CalcLambda is a simple interface:

public interface CalcLambda {
    double evaluate(ValueStore values);
}

The ValueStore class is a simple wrapper for a Map, with set/get methods.

Note the similarities to the CalcEvaluator class - the visit methods are basically the same, except they return a lambda that takes in a ValueStore and return a double. The visitExpression method uses a similar accumulation approach, except it’s building up a chain of lambda functions, rather than calculating the numeric value as it goes along.

Benchmarking

I set up a simple benchmark to compare the performance of the two approaches. The benchmark evaluates this expression:

123.456+x*sin(y+3.0/4+1.2)*0.25*3

I set up two arrays - one for x values and one for y values, as well as an array with the expected results from the expression. The I time two loops, one using the CalcEvaluator and one using a lambda compiled with a CalcLambdaGenerator. I ran the loops 10 million times.

    private static long timeCalcEvaluator(CalcParser.ExpressionContext expression, double[] xValues, double[] yValues, double[] expectedResults) {
        long startTime = System.currentTimeMillis();
        CalcEvaluator calcEvaluator = new CalcEvaluator();
        for (int i = 0; i < NUM_VALUES; i++) {
            calcEvaluator.set("x", xValues[i]);
            calcEvaluator.set("y", yValues[i]);
            double result = expression.accept(calcEvaluator);
            if(abs(expectedResults[i]-result) > 1e-6) {
                throw new RuntimeException("Bad result");
            }
        }
        long endTime = System.currentTimeMillis();
        return endTime - startTime;
    }

    private static long timeCalcLambdaGenerator(CalcParser.ExpressionContext expression, double[] xValues, double[] yValues, double[] expectedResults) {
        long startTime = System.currentTimeMillis();
        CalcLambdaGenerator lambdaGenerator = new CalcLambdaGenerator();
        CalcLambda calcLambda = expression.accept(lambdaGenerator);
        ValueStore vs = new ValueStore();
        for (int i = 0; i < NUM_VALUES; i++) {
            vs.set("x", xValues[i]);
            vs.set("y", yValues[i]);
            double result = calcLambda.evaluate(vs);
            if(abs(expectedResults[i]-result) > 1e-6) {
                throw new RuntimeException("Bad result");
            }
        }
        long endTime = System.currentTimeMillis();
        return endTime - startTime;
    }

The CalcEvaluator came in at 10.5 seconds, whereas the lambda was at 7 seconds.

Next steps

The lambda approach is certainly faster, but it is still pathetically slow compared to Java - evaluating the same expression in Java came in at just under half a second.

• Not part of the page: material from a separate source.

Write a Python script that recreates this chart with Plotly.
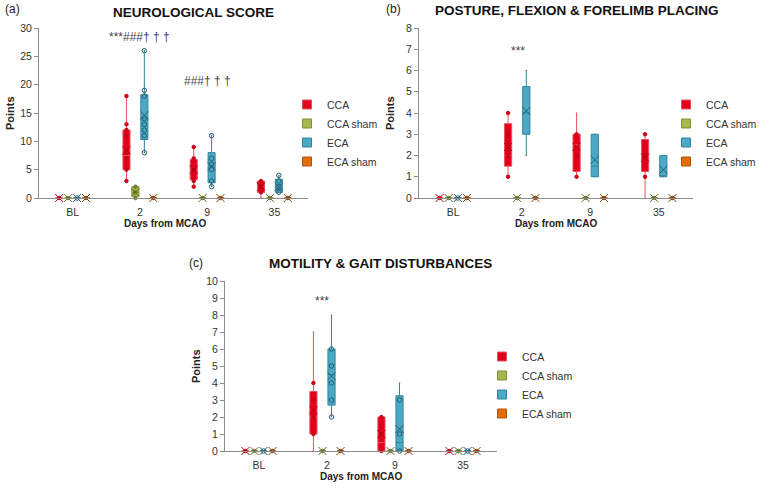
import plotly.graph_objects as go

W, H = 759, 492

days = ["BL", "2", "9", "35"]
groups = ["CCA", "CCA sham", "ECA", "ECA sham"]
fill_colors = ["#e2001a", "#a5b94c", "#4aaac5", "#e36c09"]
edge_colors = ["#e8505f", "#7f8f35", "#31849b", "#b0540a"]
mean_colors = ["#b00016", "#5f6b25", "#245f70", "#8a4208"]
point_colors = ["#cc0018", "#6f7d2c", "#245f70", "#8a4208"]

# (a) neurological score: lower whisker, q1, median, q3, upper whisker, mean per day
neuro_lo = [[0, 3, 2, 0], [0, 0, 0, 0], [0, 8, 2, 1], [0, 0, 0, 0]]
neuro_q1 = [[0, 5, 3.2, 1], [0, 0.3, 0, 0], [0, 10.3, 2.7, 1], [0, 0, 0, 0]]
neuro_med = [[0, 7.5, 5, 2], [0, 1, 0, 0], [0, 14, 5.5, 1.5], [0, 0, 0, 0]]
neuro_q3 = [[0, 12, 6.8, 3], [0, 2, 0, 0], [0, 18.2, 8, 3.3], [0, 0, 0, 0]]
neuro_hi = [[0, 18, 9, 3], [0, 2, 0, 0], [0, 26, 11, 4], [0, 0, 0, 0]]
neuro_mean = [[0, 8.4, 5, 2], [0, 1, 0, 0], [0, 14.6, 5.6, 2], [0, 0, 0, 0]]
neuro_pts = [
    [[0], [3, 5, 7, 8, 11, 12, 13, 18], [2, 3, 5, 7, 9], [1, 2, 3]],
    [[0], [0, 1, 2], [0], [0]],
    [[0], [8, 11, 12, 13, 14, 18, 19, 26], [2, 3, 5, 6, 7, 11], [1, 2, 3, 4]],
    [[0], [0], [0], [0]],
]

# (b) posture, flexion & forelimb placing
post_lo = [[0, 1, 1, 0], [0, 0, 0, 0], [0, 2, 1, 1], [0, 0, 0, 0]]
post_q1 = [[0, 1.5, 1.25, 1.25], [0, 0, 0, 0], [0, 3, 1, 1], [0, 0, 0, 0]]
post_med = [[0, 2, 2.5, 2], [0, 0, 0, 0], [0, 4, 1.5, 1], [0, 0, 0, 0]]
post_q3 = [[0, 3.5, 3, 2.75], [0, 0, 0, 0], [0, 5.25, 3, 2], [0, 0, 0, 0]]
post_hi = [[0, 4, 4, 3], [0, 0, 0, 0], [0, 6, 3, 2], [0, 0, 0, 0]]
post_mean = [[0, 2.4, 2.4, 1.9], [0, 0, 0, 0], [0, 4.1, 1.8, 1.33], [0, 0, 0, 0]]
post_pts = [
    [[0], [1, 2, 3, 4], [1, 2, 3], [1, 2, 3]],
    [[0], [0], [0], [0]],
    [[0], [], [], []],
    [[0], [0], [0], [0]],
]

# (c) motility & gait disturbances
mot_lo = [[0, 0, 0, 0], [0, 0, 0, 0], [0, 2, 0, 0], [0, 0, 0, 0]]
mot_q1 = [[0, 1, 0, 0], [0, 0, 0, 0], [0, 2.7, 0, 0], [0, 0, 0, 0]]
mot_med = [[0, 2, 0.5, 0], [0, 0, 0, 0], [0, 4.5, 0.5, 0], [0, 0, 0, 0]]
mot_q3 = [[0, 3.5, 2, 0], [0, 0, 0, 0], [0, 6, 3.25, 0], [0, 0, 0, 0]]
mot_hi = [[0, 7, 2, 0], [0, 0, 0, 0], [0, 8, 4, 0], [0, 0, 0, 0]]
mot_mean = [[0, 2.4, 1, 0], [0, 0, 0, 0], [0, 4.4, 1.3, 0], [0, 0, 0, 0]]
mot_pts = [
    [[0], [1, 2, 3, 4], [0, 1, 2], [0]],
    [[0], [0], [0], [0]],
    [[0], [2, 3, 4, 5, 6], [0, 1, 3], [0]],
    [[0], [0], [0], [0]],
]

titles = ["NEUROLOGICAL SCORE", "POSTURE, FLEXION & FORELIMB PLACING",
          "MOTILITY & GAIT DISTURBANCES"]
panel_tags = ["(a)", "(b)", "(c)"]
y_max = [30, 8, 10]
y_step = [5, 1, 1]

# panel boxes in pixels: left, right, top, bottom
panels_px = [(39, 308, 28, 198), (419, 693, 28, 198), (225, 497, 281, 451)]

SLOT = 0.133
BOXW = 0.105

fig = go.Figure()

panel_data = [
    (neuro_lo, neuro_q1, neuro_med, neuro_q3, neuro_hi, neuro_mean, neuro_pts),
    (post_lo, post_q1, post_med, post_q3, post_hi, post_mean, post_pts),
    (mot_lo, mot_q1, mot_med, mot_q3, mot_hi, mot_mean, mot_pts),
]

for p, (lo, q1, med, q3, hi, mean, pts) in enumerate(panel_data):
    xa = "x" if p == 0 else "x%d" % (p + 1)
    ya = "y" if p == 0 else "y%d" % (p + 1)
    for g in range(4):
        xs = [i + (g - 1.5) * SLOT for i in range(len(days))]
        fig.add_trace(go.Box(
            x=xs, q1=q1[g], median=med[g], q3=q3[g],
            lowerfence=lo[g], upperfence=hi[g],
            width=BOXW, whiskerwidth=0.2, boxpoints=False,
            fillcolor=fill_colors[g], line=dict(color=edge_colors[g], width=1),
            xaxis=xa, yaxis=ya, showlegend=False, hoverinfo="skip"))
        px_, py_ = [], []
        for i in range(len(days)):
            for v in pts[g][i]:
                px_.append(xs[i])
                py_.append(v)
        open_pt = g == 2
        fig.add_trace(go.Scatter(
            x=px_, y=py_, mode="markers", cliponaxis=False,
            marker=dict(size=4.5 if open_pt else 3.5,
                        symbol="circle-open" if open_pt else "circle",
                        color=point_colors[g],
                        line=dict(width=1, color=point_colors[g])),
            xaxis=xa, yaxis=ya, showlegend=False, hoverinfo="skip"))
        fig.add_trace(go.Scatter(
            x=xs, y=mean[g], mode="markers", cliponaxis=False,
            marker=dict(size=8, symbol="x-thin",
                        line=dict(width=1, color=mean_colors[g])),
            xaxis=xa, yaxis=ya, showlegend=False, hoverinfo="skip"))
    # legend swatches
    lg = "legend" if p == 0 else "legend%d" % (p + 1)
    for g in range(4):
        fig.add_trace(go.Scatter(
            x=[None], y=[None], mode="markers", name=groups[g],
            marker=dict(symbol="square", size=9, color=fill_colors[g],
                        line=dict(width=1, color=edge_colors[g])),
            xaxis=xa, yaxis=ya, legend=lg))

font = "Liberation Sans, Arial, sans-serif"
layout = dict(
    width=W, height=H, margin=dict(l=0, r=0, t=0, b=0, autoexpand=False),
    paper_bgcolor="white", plot_bgcolor="white",
    font=dict(family=font, size=11, color="#333333"),
    showlegend=True,
)


def paper_note(text, x, y, size, color="#222222", **kw):
    d = dict(text=text, xref="paper", yref="paper", x=x / W, y=1 - y / H,
             xanchor="center", yanchor="middle", showarrow=False,
             font=dict(size=size, color=color))
    d.update(kw)
    return d


annotations = []
for p, (l, r, t, b) in enumerate(panels_px):
    sx = "" if p == 0 else str(p + 1)
    layout["xaxis" + sx] = dict(
        domain=[l / W, r / W], anchor="y" + sx, range=[-0.5, 3.5],
        tickvals=list(range(len(days))), ticktext=days,
        showline=True, linecolor="#8c8c8c", linewidth=1,
        ticks="outside", ticklen=4, tickcolor="rgba(0,0,0,0)",
        showgrid=False, zeroline=False, tickfont=dict(size=10.5, color="#333333"))
    layout["yaxis" + sx] = dict(
        domain=[1 - b / H, 1 - t / H], anchor="x" + sx, range=[0, y_max[p]],
        dtick=y_step[p], showline=True, linecolor="#8c8c8c", linewidth=1,
        ticks="outside", ticklen=4, tickcolor="#8c8c8c",
        showgrid=False, zeroline=False, tickfont=dict(size=10.5, color="#333333"))
    annotations.append(paper_note("<b>Points</b>", l - 29, (t + b) / 2, 11,
                                  textangle=-90))

# titles, tags and axis titles placed to match the figure
title_pos = [(193, 12), (577, 11), (380, 263)]
tag_pos = [(3, 9), (384, 9), (187, 263)]
xtitle_pos = [(165, 223), (556, 223), (361, 476)]
for p in range(3):
    annotations.append(paper_note("<b>%s</b>" % titles[p], title_pos[p][0],
                                  title_pos[p][1], 13.5, "#111111"))
    annotations.append(paper_note(panel_tags[p], tag_pos[p][0], tag_pos[p][1], 12,
                                  xanchor="left"))
    annotations.append(paper_note("<b>Days from MCAO</b>", xtitle_pos[p][0],
                                  xtitle_pos[p][1], 10))

# significance marks
sig = dict(showarrow=False, xanchor="center", yanchor="middle",
           font=dict(size=12, color="#444444"))
annotations += [
    dict(text="***###† † †", x=1, y=28.4, xref="x", yref="y", **sig),
    dict(text="###† † †", x=2, y=20.6, xref="x", yref="y", **sig),
    dict(text="***", x=0.95, y=6.9, xref="x2", yref="y2", **sig),
    dict(text="***", x=0.93, y=8.8, xref="x3", yref="y3", **sig),
]
layout["annotations"] = annotations

legend_pos = [(287, 90), (666, 90), (482, 342)]
for p in range(3):
    key = "legend" if p == 0 else "legend%d" % (p + 1)
    layout[key] = dict(x=legend_pos[p][0] / W, y=1 - legend_pos[p][1] / H,
                       xanchor="left", yanchor="top", bgcolor="rgba(0,0,0,0)",
                       font=dict(size=10.5, color="#333333"), itemwidth=30,
                       tracegroupgap=0)

fig.update_layout(**layout)
fig.write_html("out.html", config={"displayModeBar": False},
               post_script="document.body.style.margin='0';")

Next up I want to take a look simplifying the expression before generating the lambda. The lambda shouldn’t be accumulating constant values at run time - that should happen when compiling it.

I also haven’t covered the function calls - my goal is to allow registration of functions with the CalcLambdaGenerator - currently the sin function is hard-coded as the only recognized function.